Horrorible Review: “Knightriders”

Enjoy THE FIRST Throwback Thursday with Mildred!


Long ago, in an awkward, funky galaxy far far away in rural Pennsylvania, lived a bunch of itinerant biker knights.  If you haven’t already done so, I urge you to check out George Romero’s early movies, especially this one.  Yes, that guy.  The one who changed our society with his cheap as dirt black and white movie and created a new monster (no mean feat – you try it some time).

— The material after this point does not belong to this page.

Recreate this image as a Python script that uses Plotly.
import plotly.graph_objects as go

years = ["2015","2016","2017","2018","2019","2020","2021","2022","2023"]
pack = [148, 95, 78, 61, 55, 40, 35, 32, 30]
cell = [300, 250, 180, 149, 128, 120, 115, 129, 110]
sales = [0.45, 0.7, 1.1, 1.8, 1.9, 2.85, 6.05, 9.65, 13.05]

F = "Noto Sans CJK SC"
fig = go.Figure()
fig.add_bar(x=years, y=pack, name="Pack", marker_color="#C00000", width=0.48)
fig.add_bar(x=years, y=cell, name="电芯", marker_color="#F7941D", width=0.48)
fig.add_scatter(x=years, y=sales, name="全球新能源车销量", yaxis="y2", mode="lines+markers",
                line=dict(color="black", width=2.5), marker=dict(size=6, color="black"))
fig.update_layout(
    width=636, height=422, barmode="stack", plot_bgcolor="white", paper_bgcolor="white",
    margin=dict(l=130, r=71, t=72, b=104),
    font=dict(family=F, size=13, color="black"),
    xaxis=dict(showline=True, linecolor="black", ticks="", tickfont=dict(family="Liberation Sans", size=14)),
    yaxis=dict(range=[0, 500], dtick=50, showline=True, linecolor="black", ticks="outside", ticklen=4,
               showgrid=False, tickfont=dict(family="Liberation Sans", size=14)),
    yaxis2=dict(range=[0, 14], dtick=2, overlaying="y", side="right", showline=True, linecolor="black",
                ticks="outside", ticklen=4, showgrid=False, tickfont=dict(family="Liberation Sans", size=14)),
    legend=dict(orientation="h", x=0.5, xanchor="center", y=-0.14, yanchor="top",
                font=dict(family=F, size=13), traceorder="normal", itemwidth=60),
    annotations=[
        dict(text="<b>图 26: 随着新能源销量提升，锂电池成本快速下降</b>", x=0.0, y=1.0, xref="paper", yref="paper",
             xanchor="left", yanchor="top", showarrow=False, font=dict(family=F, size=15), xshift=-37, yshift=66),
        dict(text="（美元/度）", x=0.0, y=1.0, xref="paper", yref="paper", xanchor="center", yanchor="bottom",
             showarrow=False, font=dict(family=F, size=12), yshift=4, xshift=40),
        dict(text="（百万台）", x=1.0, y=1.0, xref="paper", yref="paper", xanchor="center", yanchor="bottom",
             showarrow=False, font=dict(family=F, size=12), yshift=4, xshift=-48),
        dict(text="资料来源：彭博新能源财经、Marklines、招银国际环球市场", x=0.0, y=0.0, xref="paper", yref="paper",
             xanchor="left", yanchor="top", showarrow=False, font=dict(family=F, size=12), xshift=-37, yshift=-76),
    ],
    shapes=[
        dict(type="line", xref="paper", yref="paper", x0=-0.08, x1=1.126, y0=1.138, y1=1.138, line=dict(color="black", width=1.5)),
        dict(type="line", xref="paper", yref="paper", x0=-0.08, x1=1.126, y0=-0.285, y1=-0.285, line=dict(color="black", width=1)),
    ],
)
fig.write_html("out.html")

The pitch for this movie would be, “Society for Creative Anachronism – on motorcycles”.  A young, hot Ed Harris stars in one of his early films as The King of an itinerant band of…well, I’m not sure what to call this group, really.  Some make and sell crafts, others food.  There are troubadours, jesters, a monk, a mystic.  Best of all, there are knights who tourney for the curious public, complete with homemade armor and wood lances.  Watch for a moronic Stephen King and wife Tabitha, as well as young actors Patricia Tallman, Tom Savini, Martin Ferrero, Ken Foree, and Gary Lahti.

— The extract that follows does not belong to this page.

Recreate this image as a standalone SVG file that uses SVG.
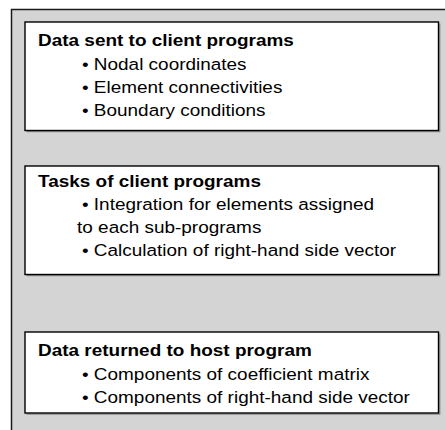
<svg xmlns="http://www.w3.org/2000/svg" width="445" height="430" viewBox="0 0 445 430">
  <style>
    .panel { fill: #d4d4d4; stroke: #1a1a1a; stroke-width: 1.5; }
    .box { fill: #ffffff; stroke: #000000; stroke-width: 1.4; }
    .shade { fill: none; stroke: #8a8a8a; stroke-width: 1.2; }
    .title { font-family: "Liberation Sans", Arial, sans-serif; font-size: 17px; font-weight: bold; fill: #000; }
    .item { font-family: "Liberation Sans", Arial, sans-serif; font-size: 17px; fill: #000; }
  </style>

  <!-- outer gray panel, running off the right and bottom edges -->
  <rect class="panel" x="11.5" y="9.5" width="460" height="450"/>

  <!-- lettering is set slightly wide: text x values are divided by 1.115 -->
  <g id="data-sent">
    <path class="shade" d="M439.8 23.5 V131.6 H26.5"/>
    <rect class="box" x="25" y="22" width="413.5" height="108.5"/>
    <g transform="scale(1.115 1)">
      <text class="title" x="34.1" y="46">Data sent to client programs</text>
      <text class="item" x="73.5" y="70">• Nodal coordinates</text>
      <text class="item" x="73.5" y="93">• Element connectivities</text>
      <text class="item" x="73.5" y="116">• Boundary conditions</text>
    </g>
  </g>

  <g id="client-tasks">
    <path class="shade" d="M439.8 167.5 V275.6 H26.5"/>
    <rect class="box" x="25" y="166" width="413.5" height="108.5"/>
    <g transform="scale(1.115 1)">
      <text class="title" x="34.1" y="187">Tasks of client programs</text>
      <text class="item" x="73.5" y="210">• Integration for elements assigned</text>
      <text class="item" x="69.1" y="233">to each sub-programs</text>
      <text class="item" x="73.5" y="256">• Calculation of right-hand side vector</text>
    </g>
  </g>

  <g id="data-returned">
    <path class="shade" d="M439.8 333.5 V414.1 H26.5"/>
    <rect class="box" x="25" y="332" width="413.5" height="81"/>
    <g transform="scale(1.115 1)">
      <text class="title" x="34.1" y="356">Data returned to host program</text>
      <text class="item" x="73.5" y="380">• Components of coefficient matrix</text>
      <text class="item" x="73.5" y="403">• Components of right-hand side vector</text>
    </g>
  </g>

  <g id="connectors"/>
</svg>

There is a schism in the kingdom between those who believe and those who do not, exacerbated by local police harassment and a sudden influx of big money.  All manner of sexuality is explored in large sub-plots (and at nearly three hours there’s plenty of time for it).  There is a conflicted young man who falls for a studly jester, a kickass knight and her wife, a mixed race couple, an abusive relationship, an age conflicted couple, a one-night-stand, group sex, infidelity, true love.  You name it, they got it.  The bigger story, though, is about what you believe in and what you will do for that belief.

Oddly, for a movie that is strongly sympathetic of gay characters waaaay before it was cool to do so, it does not do terribly well in the Bechdel Test or the Racial Bechdel Test, with maybe a 1.5 and a 1.  The women don’t often speak to each other, but they do hold power and speak with the men with authority. And there are several African American characters but I can’t remember them ever talking to each other.  As with the women characters, though, they have authority and speak as equals.

Beyond the unusual story line, the film has a beautiful mystical quality in its appearance, music and messages.  There are several emotionally wrenching scenes that make me cry every time I watch this movie as well as some hold-your-breath action.

Having been released a few years ago on DVD it’s a lot easier to find that it used to be and I highly recommend you find it.